4. “With the Republic now needing a goal, Jack Charlton turned to Tony Cascarino. There was one problem: Cascarino, for the only time in his career, had forgotten to put his kit on. When Cascarino unzipped his tracksuit top, all he saw was a plain cotton T-shirt. When Charlton asked what was keeping him, Cascarino informed him of the slight impediment to his introduction. “His face turned purple,” said Cascarino. “I thought he was going to have a heart attack. ‘You fucccccking idiot!’” As with Gualtieri’s goal, this was stratospheric farce.”

This is the best thing I’ve read in a while; Rob Smyth retraces the the forgotten story of 17 November 1993, the last night of World Cup qualifying.

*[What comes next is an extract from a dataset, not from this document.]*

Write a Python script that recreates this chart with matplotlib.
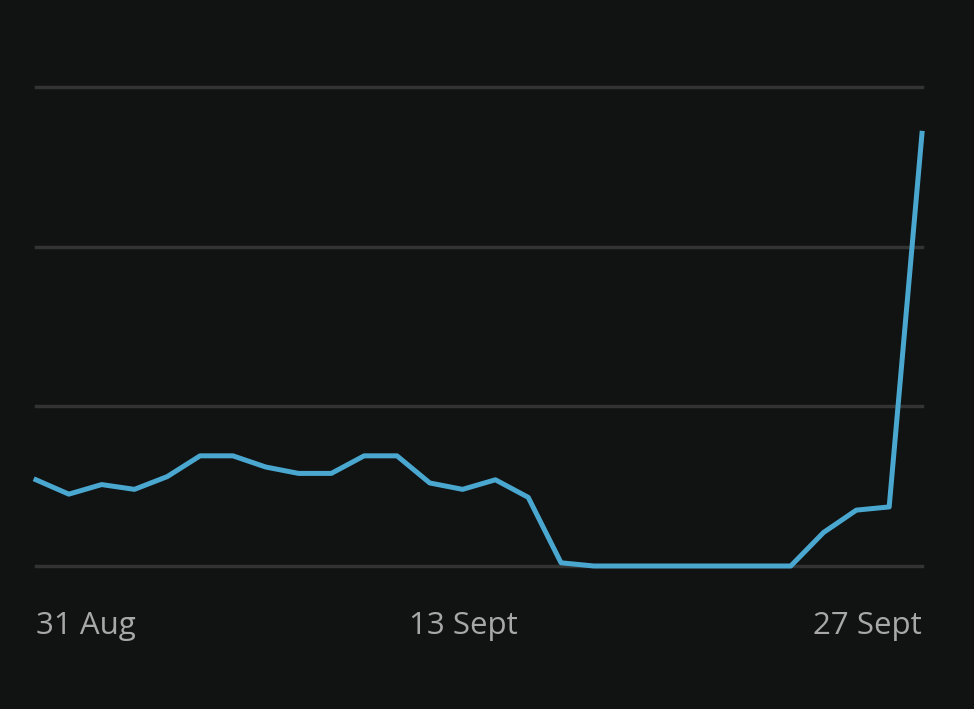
import matplotlib
matplotlib.use("Agg")
import matplotlib.pyplot as plt

values = [0.54, 0.45, 0.51, 0.48, 0.56, 0.69, 0.69, 0.62, 0.58, 0.58, 0.69, 0.69,
          0.52, 0.48, 0.54, 0.43, 0.02, 0.0, 0.0, 0.0, 0.0, 0.0, 0.0, 0.0,
          0.21, 0.35, 0.37, 2.71]
tick_labels = ["31 Aug", "13 Sept", "27 Sept"]
gridlines = [0, 1, 2, 3]

bg = "#111212"
fig = plt.figure(figsize=(9.74, 7.09), dpi=100, facecolor=bg)
ax = fig.add_axes([36/974, 1-566/709, (922-36)/974, (566-87)/709], facecolor=bg)
for g in gridlines:
    ax.axhline(g, color="#333333", lw=2.5, zorder=1, clip_on=False)
ax.plot(range(len(values)), values, color="#4aa8d0", lw=3.6, zorder=3, clip_on=False)
ax.set_xlim(0, len(values)-1)
ax.set_ylim(0, 3)
ax.axis("off")
kw = dict(transform=ax.transAxes, color="#a8a8a8", fontsize=22.5, va="center",
          family=["Open Sans", "DejaVu Sans"])
ax.text(0, -0.125, tick_labels[0], ha="left", **kw)
ax.text(0.482, -0.125, tick_labels[1], ha="center", **kw)
ax.text(1, -0.125, tick_labels[2], ha="right", **kw)
fig.savefig("out.png", dpi=100, facecolor=bg)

5. “Gold’s Gym was a money pit from the day it opened until Joe Gold sold it in 1970; it seemed Gold went out of his way to avoid making a buck. He’d built a two-story bulwark of concrete blocks that had all the amenities of a morgue — a place exclusively for hardcore lifters, many of them friends of his from boyhood. The gym was big for its day, 30 feet wide and 100 deep, and consisted of a single, large, double-height space, unlike the rabbit-hutch layouts of other gyms. Up a narrow staircase was a smallish loft where members could change and shower after workouts or dose themselves with the first, crude anabolics — typically, Dianabol tablets and Deca-Durabolin shots, a combo that grew muscle but also compromised heart walls (as these men would come to regret in middle age). The gym’s windows were sealed, there was no sign on the facade, and Gold usually kept the front door locked, lest any casual lifters happen by. ‘You’d go in the back door, which was always propped open — that way we’d get the breeze from the ocean,’ says Ric Drasin, a pro wrestling legend in the 1970s and ’80s who joined Gold’s Gym in 1969. “’You could park back there, but most of the guys walked. They could barely afford rent, let alone gas.’”

Paul Solotaroff writes in Men’s Journal about the new breed of American man that emerged, led by Arnold Schwarzenegger, from one gym in Venice Beach in the 1970s.

6. “It’s amazing that some journalists treat the internet (the main reason for the decline of newspapers) as a bad thing. It’s a ridiculously, gigantically good thing for journalism on the whole, because so much more media is being consumed. That is the raw fact. Traditional media sources may still be adapting to how they embrace the internet and there are issues with how it is funded, but the main thing is that it’s opened up dozens of new opportunities. I reckon 90% of the football media I take in every week wouldn’t exist if it wasn’t for the internet. Good ideas can become respected sources remarkably quickly and people with the good ideas have a good chance of being successful… anyone can make a site or a podcast, and if it’s good then they’ll be picked up elsewhere. It’s quite meritocratic, really.”

The Trawler – a website, of which I had previously not heard - interviews the man behind Zonal Marking, Michael Cox.

7. “In the comic book Watchmen, the businessman Adrian Veidt stages an apparent extraterrestrial attack that kills half the population of New York City. His aim is to pull the world back from the brink of nuclear warfare by providing it with a common enemy to unite against. It is not easy to say whether Suárez shares such ambitions, but over the last few weeks he has certainly achieved many of the same goals. His refusal to shake Evra’s hand on Saturday bore a strangely martyrish quality to it; a single-minded resolve to keep outraging us until we had completely forgotten all our own problems.”

Jonathon Liew of the Telegraph gets all nerdy when analysing the Luis Suarez debacle for Liverpool FC and English football.